Pour les eaux-de-vie (Cognac et Armagnac), «c’est une catastrophe d’une ampleur inimaginable. En addition du conflit avec la Chine, ces taxes vont mettre en très grande difficulté notre filière, avec un risque de cessations d’activité en chaîne en Charentes notamment», souligne Anthony Brun, vice-président de la CNAOC et président de l’Union générale des viticulteurs pour l’AOC Cognac, cité dans le communiqué. Sur un ton appelant elle aussi à l’apaisement, l’organisation SpiritsEurope «regrette que les spiritueux européens soit touchés par ces droits de douane», relevant que le secteur «soutient de nombreux emplois des deux côtés» de l’Atlantique.

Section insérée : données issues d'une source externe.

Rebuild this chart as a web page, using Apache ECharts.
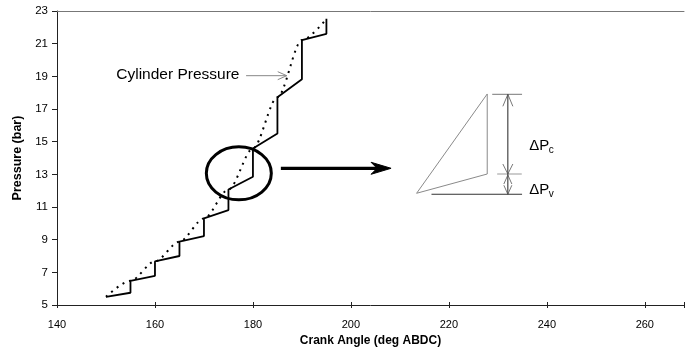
<!DOCTYPE html>
<html>
<head>
<meta charset="utf-8">
<script src="https://cdn.jsdelivr.net/npm/echarts@6/dist/echarts.min.js"></script>
<style>
html,body{margin:0;padding:0;background:#fff;}
#c{width:687px;height:360px;}
</style>
</head>
<body>
<div id="c"></div>
<script>
// ---- data ----
var xTicks = [140, 160, 180, 200, 220, 240, 260];
var yTicks = [5, 7, 9, 11, 13, 15, 17, 19, 21, 23];
// Cylinder pressure (dotted curve)
var cylAngle    = [150, 155, 160, 165, 170, 175, 180, 185, 190, 195];
var cylPressure = [5.5, 6.48, 7.67, 8.88, 10.3, 12.07, 14.58, 17.72, 21.22, 22.52];
// Stepped pressure (solid)
var stepAngle    = [150, 155, 155, 160, 160, 165, 165, 170, 170, 175, 175, 180, 180, 185, 185, 190, 190, 195, 195];
var stepPressure = [5.5, 5.75, 6.48, 6.79, 7.67, 8.0, 8.88, 9.22, 10.3, 10.81, 12.07, 12.85, 14.58, 15.5, 17.72, 18.82, 21.22, 21.6, 22.52];

var FONT = '"Liberation Sans", Arial, sans-serif';

function pairs(xs, ys) { return xs.map(function (x, i) { return [x, ys[i]]; }); }

var chart = echarts.init(document.getElementById('c'), null, {renderer: 'canvas'});
var axisCommon = {
  type: 'value', min: 140, max: 268, interval: 20
};
chart.setOption({
  animation: false,
  backgroundColor: '#fff',
  grid: {left: 57, right: 0, top: 11, bottom: 55, containLabel: false},
  xAxis: [
    Object.assign({}, axisCommon, {
      position: 'bottom',
      name: 'Crank Angle (deg ABDC)',
      nameLocation: 'middle',
      nameGap: 24,
      nameTextStyle: {fontFamily: FONT, fontWeight: 'bold', fontSize: 12, color: '#000'},
      axisLine: {show: true, lineStyle: {color: '#222', width: 1}},
      axisTick: {show: true, inside: false, length: 3, lineStyle: {color: '#222'}},
      axisLabel: {fontFamily: FONT, fontSize: 11, color: '#000', margin: 14,
        formatter: function (v) { return xTicks.indexOf(v) >= 0 ? String(v) : ''; }},
      splitLine: {show: false}
    }),
    Object.assign({}, axisCommon, {
      position: 'bottom',
      axisLine: {show: false},
      axisTick: {show: true, inside: true, length: 3, lineStyle: {color: '#222'}},
      axisLabel: {show: false},
      splitLine: {show: false}
    }),
    Object.assign({}, axisCommon, {
      position: 'top',
      axisLine: {show: true, lineStyle: {color: '#777', width: 1}},
      axisTick: {show: false},
      axisLabel: {show: false},
      splitLine: {show: false}
    })
  ],
  yAxis: {
    type: 'value', min: 5, max: 23, interval: 2,
    name: 'Pressure (bar)',
    nameLocation: 'middle',
    nameGap: 30,
    nameRotate: 90,
    nameTextStyle: {fontFamily: FONT, fontWeight: 'bold', fontSize: 12.5, color: '#000'},
    axisLine: {show: true, lineStyle: {color: '#222', width: 1}},
    axisTick: {show: true, length: 5, lineStyle: {color: '#222'}},
    axisLabel: {fontFamily: FONT, fontSize: 11.5, color: '#000', margin: 9},
    splitLine: {show: false}
  },
  series: [
    {
      name: 'Cylinder Pressure', type: 'line', xAxisIndex: 0,
      data: pairs(cylAngle, cylPressure),
      smooth: 0.3, smoothMonotone: 'x',
      symbol: 'none',
      lineStyle: {color: '#000', width: 2, type: [2, 5]},
      z: 2
    },
    {
      name: 'Stepped', type: 'line', xAxisIndex: 0,
      data: pairs(stepAngle, stepPressure),
      symbol: 'none',
      lineStyle: {color: '#000', width: 1.8},
      z: 3
    }
  ]
});

// ---- annotation geometry (in data units) ----
function P(x, y) { return chart.convertToPixel({xAxisIndex: 0, yAxisIndex: 0}, [x, y]); }
var ann = {
  circle: [177.12, 13.06],
  arrowFrom: [185.7, 13.37], arrowTo: [208.2, 13.37],
  triA: [227.83, 17.92], triB: [227.83, 13.02], triC: [213.41, 11.84],
  dimTop: [[228.85, 17.90], [234.94, 17.90]],
  dimMid: [[229.86, 13.02], [234.88, 13.02]],
  dimBot: [[216.45, 11.78], [234.94, 11.78]],
  dimX: 232.04,
  lblC: [236.4, 14.73], lblV: [236.4, 12.04],
  cylText: [152.1, 19.1],
  ptrFrom: [178.6, 19.04], ptrTo: [186.9, 19.04]
};

var g = [];
var c = P(ann.circle[0], ann.circle[1]);
g.push({type: 'ellipse', shape: {cx: c[0], cy: c[1], rx: 32.5, ry: 26.5},
  style: {fill: 'none', stroke: '#000', lineWidth: 3}, z: 10});

var a0 = P(ann.arrowFrom[0], ann.arrowFrom[1]), a1 = P(ann.arrowTo[0], ann.arrowTo[1]);
g.push({type: 'line', shape: {x1: a0[0], y1: a0[1], x2: a1[0] - 8, y2: a1[1]},
  style: {stroke: '#000', lineWidth: 3.2}, z: 10});
g.push({type: 'polygon', shape: {points: [[a1[0], a1[1]], [a1[0] - 20, a1[1] - 6], [a1[0] - 14, a1[1]], [a1[0] - 20, a1[1] + 6]]},
  style: {fill: '#000', stroke: '#000', lineWidth: 1}, z: 10});

var tA = P(ann.triA[0], ann.triA[1]), tB = P(ann.triB[0], ann.triB[1]), tC = P(ann.triC[0], ann.triC[1]);
g.push({type: 'polygon', shape: {points: [tA, tB, tC]},
  style: {fill: 'none', stroke: '#8a8a8a', lineWidth: 1}, z: 10});

[ann.dimTop, ann.dimMid, ann.dimBot].forEach(function (seg, i) {
  var p0 = P(seg[0][0], seg[0][1]), p1 = P(seg[1][0], seg[1][1]);
  g.push({type: 'line', shape: {x1: p0[0], y1: p0[1], x2: p1[0], y2: p1[1]},
    style: {stroke: i === 1 ? '#999' : (i === 0 ? '#777' : '#333'), lineWidth: 1}, z: 10});
});
var vTop = P(ann.dimX, ann.dimTop[0][1]), vMid = P(ann.dimX, ann.dimMid[0][1]), vBot = P(ann.dimX, ann.dimBot[0][1]);
g.push({type: 'line', shape: {x1: vTop[0], y1: vTop[1], x2: vBot[0], y2: vBot[1]},
  style: {stroke: '#222', lineWidth: 1}, z: 10});
function chevron(tip, dir, len, half) {
  // dir: -1 pointing up, +1 pointing down
  return {type: 'polyline', shape: {points: [[tip[0] - half, tip[1] - dir * len], [tip[0], tip[1]], [tip[0] + half, tip[1] - dir * len]]},
    style: {fill: 'none', stroke: '#555', lineWidth: 0.8}, z: 10};
}
g.push(chevron(vTop, -1, 12, 5));
g.push(chevron(vMid, 1, 10, 5));
g.push(chevron([vMid[0], vMid[1] + 1], -1, 9, 4));
g.push(chevron(vBot, 1, 9, 4));

function dlabel(pt, sub) {
  var p = P(pt[0], pt[1]);
  g.push({type: 'text', x: p[0], y: p[1], z: 10,
    style: {text: 'ΔP', font: '15px ' + FONT, fill: '#000', align: 'left', verticalAlign: 'middle'}});
  g.push({type: 'text', x: p[0] + 19.5, y: p[1] + 4.5, z: 10,
    style: {text: sub, font: '10px ' + FONT, fill: '#000', align: 'left', verticalAlign: 'middle'}});
}
dlabel(ann.lblC, 'c');
dlabel(ann.lblV, 'v');

var ct = P(ann.cylText[0], ann.cylText[1]);
g.push({type: 'text', x: ct[0], y: ct[1], z: 10,
  style: {text: 'Cylinder Pressure', font: '15.5px ' + FONT, fill: '#000', align: 'left', verticalAlign: 'middle'}});
var q0 = P(ann.ptrFrom[0], ann.ptrFrom[1]), q1 = P(ann.ptrTo[0], ann.ptrTo[1]);
g.push({type: 'line', shape: {x1: q0[0], y1: q0[1], x2: q1[0], y2: q1[1]},
  style: {stroke: '#888', lineWidth: 1}, z: 10});
g.push({type: 'polyline', shape: {points: [[q1[0] - 9, q1[1] - 4], [q1[0], q1[1]], [q1[0] - 9, q1[1] + 4]]},
  style: {fill: 'none', stroke: '#888', lineWidth: 1}, z: 10});

chart.setOption({graphic: g});
</script>
</body>
</html>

«Nous voulons nous assurer d’un retour à un environnement offrant une croissance continue à la fois pour les producteurs européens et américains», plaide le lobby européen des spiritueux, qui «salue le désir de l’UE d’atteindre une solution négociée». De son côté, la FEVS appelle à favoriser «l’accès équitable et réciproque aux vins et spiritueux par l’élimination des droits de douane des deux côtés de l’Atlantique».

Concernant les alcools européens, Donald Trump avait menacé de passer ses surtaxes à 200 % si l’UE incluait le bourbon et les whiskys américains dans sa liste de rétorsions, comme elle l’envisageait, ensemble de biens et services qu’elle menaçait de taxer en retour. Depuis, Bruxelles a reporté à la mi-avril la publication de ce document. De leur côté, les représentants du secteur appellent l’Union européenne à laisser le bourbon et plus généralement leur activité hors du conflit. D’ailleurs, depuis un accord UE-USA de 1997, les spiritueux sont exonérés de droits douaniers de part et d’autre de l’Atlantique. Les exportateurs français proposent aujourd’hui d’en faire de même pour les vins, encore soumis à de faibles taxes.